The cancer I was diagnosed with for my 29th birthday was a particularly virulent fourth stage of Lymphoma. The treatment was still in its infancy in the '70s and the prognosis for one as advanced as mine was not encouraging. My doctors told me that if I took a full year of very harsh chemotherapy and two full months of massive radiation treatments over the whole upper half of my body, I would have about a 50-50 chance of survival for two years. I looked at my two dear infant boys and my beloved young wife and vowed two things: I would take every last ounce of treatment regardless of how tough it got (and it got real tough) and I would learn a different way to live.
The story of my healing from cancer is a topic for another time (a book is currently in progress titled Miracles That Have Changed Me) but the point is that for me, learning a different way to live was all about finding a way to embrace life's surprises rather than trying to purge them or control them or render them inert. Learning a different way to live was all about discovering the grace of living out of control. And here is where Christ met me in a deep and personal way. Faith in Christ became something other than just another coping mechanism for life, whether it was life's sin, guilt or fear or surprises. It was Karl Marx who held that Christianity was the opiate of the masses, and faith that is just a coping mechanism is a lot like that. The problem with opiates (and I should know for I took lots of them during my cancer experience) is they just wear off and when they do you are right back to where you started from, except worse. What I discovered was that when faith met me through Christ in a personal way, it was a companion. Perhaps the most profound name used for Christ in Scripture is the Hebrew name Immanuel, which literally means, God is your companion. This is God who gave Joshua the courage to move ahead into the immense unknown across the river. Immanuel is a name for Joshua/Jesus that puts flesh on the divine guarantee given to Jacob, Moses, Joshua, Gideon, David, Solomon and Jeremiah: "I will be with you." The reality of the Risen Immanuel is that he is here with me, my companion through all of life. And when life is like a trip to the outhouse, filled with the unexpected… Surprise! I am not alone.

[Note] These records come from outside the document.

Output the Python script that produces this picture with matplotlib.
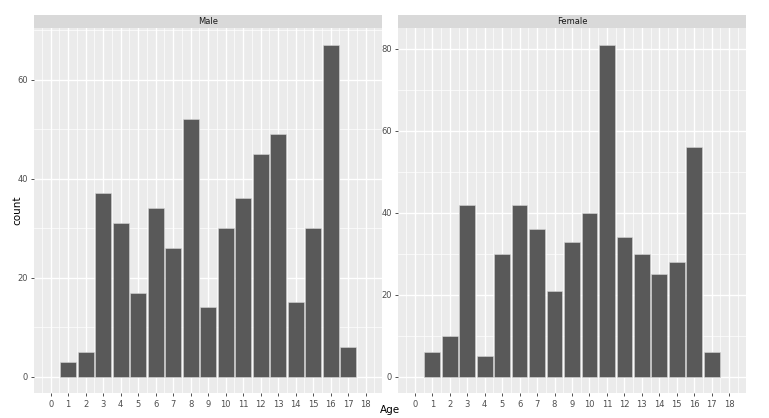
import matplotlib.pyplot as plt
import numpy as np

ages = list(range(1, 18))
male_counts = [3, 5, 37, 31, 17, 34, 26, 52, 14, 30, 36, 45, 49, 15, 30, 67, 6]
female_counts = [6, 10, 42, 5, 30, 42, 36, 21, 33, 40, 81, 34, 30, 25, 28, 56, 6]
panels = ["Male", "Female"]
x_ticks = list(range(0, 19))

BG = "#EBEBEB"
STRIP = "#D9D9D9"
BAR = "#595959"
TXT = "#4D4D4D"


def draw_panel(ax, counts, title, y_major):
    top = max(counts) * 1.05
    ax.set_facecolor(BG)
    ax.bar(ages, counts, width=0.9, color=BAR, edgecolor="#D6D6D6", linewidth=0.4, zorder=3)
    ax.set_xlim(-0.95, 18.95)
    ax.set_ylim(-max(counts) * 0.05, top)
    ax.set_xticks(x_ticks)
    ax.set_xticks(np.arange(-0.5, 19, 1.0), minor=True)
    ax.set_yticks(y_major)
    ax.set_yticks([v + 10 for v in y_major if v + 10 < top], minor=True)
    ax.grid(which="major", color="white", linewidth=1.0, zorder=1)
    ax.grid(which="minor", color="white", linewidth=0.5, zorder=1)
    ax.tick_params(which="major", length=2.5, width=0.6, color="#333333",
                   labelsize=6, labelcolor=TXT, pad=2)
    ax.tick_params(which="minor", length=0)
    for s in ax.spines.values():
        s.set_visible(False)
    # facet strip
    ax.text(0.5, 1.0 + 0.5 * 13 / 365, title, transform=ax.transAxes, ha="center", va="center",
            fontsize=6, color="#1A1A1A",
            bbox=None)
    strip = plt.Rectangle((0, 1.0), 1.0, 13.3 / 365, transform=ax.transAxes,
                          facecolor=STRIP, edgecolor="none", clip_on=False, zorder=0)
    ax.add_patch(strip)


fig = plt.figure(figsize=(7.69, 4.18), dpi=100)
W, H = 769, 418
ax1 = fig.add_axes([34 / W, (H - 393.3) / H, (382.3 - 34) / W, (393.3 - 28.3) / H])
ax2 = fig.add_axes([398.3 / W, (H - 393.3) / H, (745.7 - 398.3) / W, (393.3 - 28.3) / H])

draw_panel(ax1, male_counts, panels[0], [0, 20, 40, 60])
draw_panel(ax2, female_counts, panels[1], [0, 20, 40, 60, 80])

fig.text(390 / W, 1 - 410 / H, "Age", ha="center", va="center", fontsize=7.5, color="black")
fig.text(17 / W, 1 - 210 / H, "count", ha="center", va="center", rotation=90,
         fontsize=7.5, color="black")

fig.savefig("out.png", dpi=100)
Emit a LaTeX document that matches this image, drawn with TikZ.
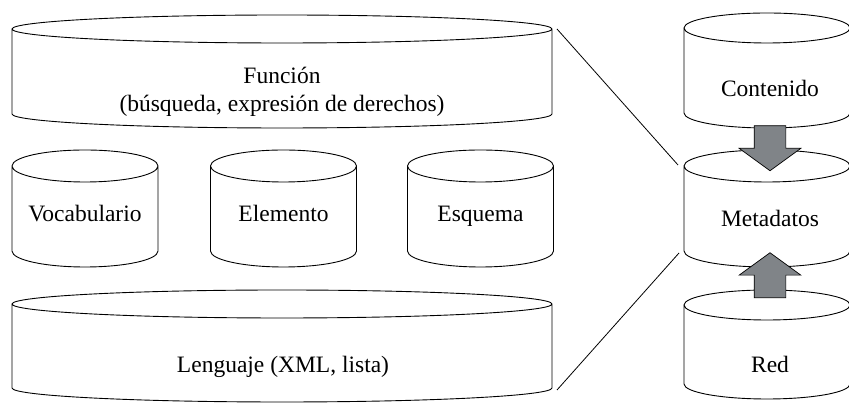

This makes all the difference. God as my companion in Christ goes way beyond the much-touted fundamentalist formula of personal Lord and Savior that seems to me is bordering on personal fire insurance. God as my companion in Christ is about the immediacy of God. It is about intimacy with God. It is about journeying with God. It is about the experience of discovering God with me in the midst of every surprise life pitches me and finding out that in His presence, with Him as companion, I really can embrace each and every part of life, even those bombshell, shocking, bolt from the blue, astonishing revelations. One of the great learnings for me was that with the companionship of God in the midst of my cancer experience, I was able to embrace the cancer experience as part of my life while I was going through it, and with no terms, no qualifiers. It seemed to give me the capacity to speed shift through all five of Dr. Kubler-Ross's stages of dying. This confused my doctor and others in the health team who were caring for me and convinced that I was stuck at the denial stage. But it allowed me to get on with out-living cancer, living one day at a time, excited to find what God and me were going to do next in living with it. And surprise! God healed me. And so far I have logged 26 cancer free years.
Really, life is like a trip to the outhouse, chock full of surprises. The Lord is with you! Embrace each one.